Very likely, familiarity with the Motorola environment and Motorola as a supplier within the development staff might have been technical reasons for choosing that CPU. After all, quite some of the designers had an Apple background, just like Jobs himself. But I don't think basing NeXT on Intel would have presented a major technical problem for any of their developers above maybe minor inconveniences (Keep in mind NeXTSTEP for Intel became available 1993).
Beyond technical reasoning, I would assume marketing reasons were considered much more important.
Looking at the first NeXT presentations, you can easily see that the Next ecosystem had the intent to appear as something revolutionary, new and ground-breaking, throwing all of the "old and awkward stuff" out of the window. The NeXTSTEP environment was demonstrated (quite credibly, at the time) as a revolutionary object-oriented and entirely user-friendly (and, admittedly, "exotic" and "luxury" - to justify the price point) combination of hardware and software.

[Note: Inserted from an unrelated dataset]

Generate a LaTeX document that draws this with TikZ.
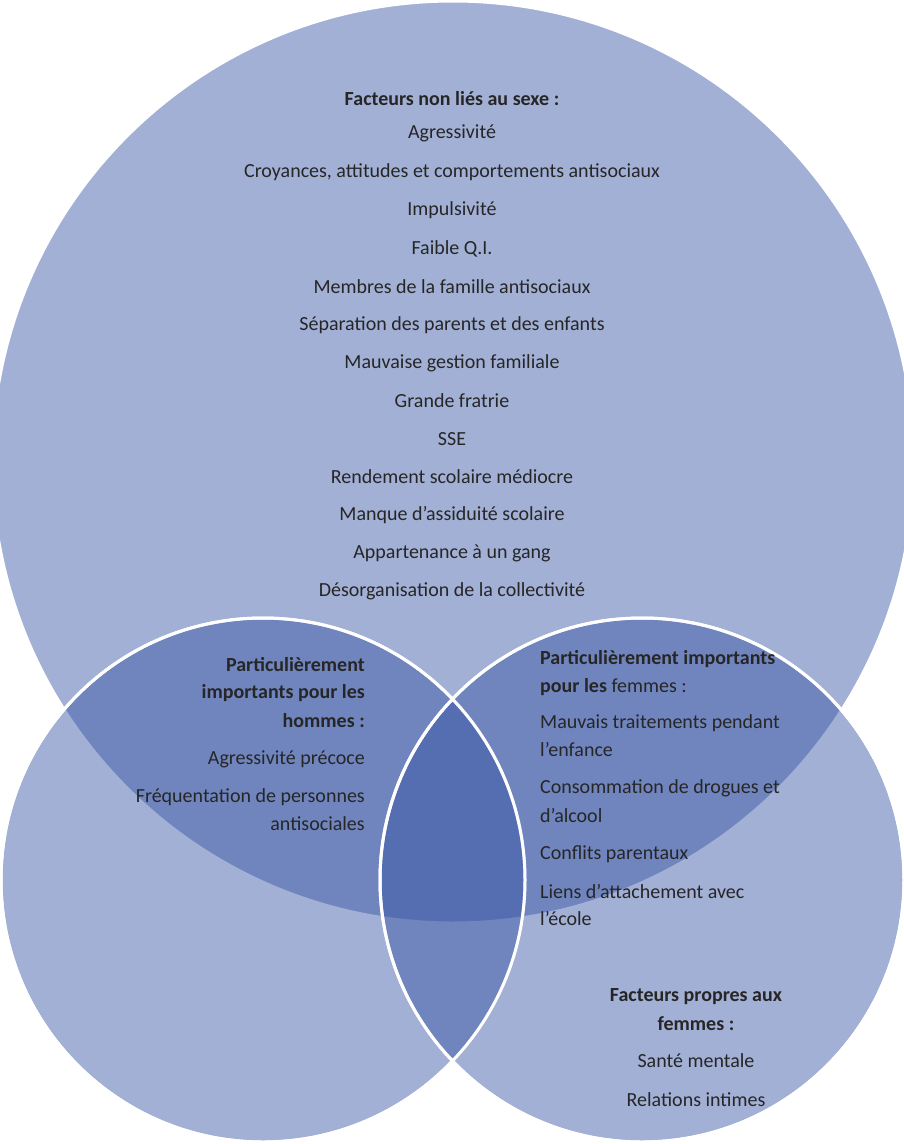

Considering these ambitions, the added capability to be able to execute "boring old DOS programs" like WordPerfect or Multiplan would rather have de-valued the platform than been seen as added value, and, more importantly, would probably have encouraged reviewers to directly compare NeXTStations to high-end PCs, both price- and performance-wise, this totally defeating the ground-breaking targets (and, obviously, also eroding their $$-value). After all, DOS programs would in no way have profited from NeXTSTEP. Next wanted to be clearly distinct from the PC market, not integrate with it. So, the ecosystem targeted not at competing with high-end PCs, but rather at markets above.
I think it must be noted that this actually seemed possible at the time NeXT was active. The high-end DOS/PC platform was by far not as prevalent and "standard" as it was in later years, thus that marketing policy was probably even reasonable (and resonated quite well in the higher-education and academic research market, for example, and, as such, worked at least for some years).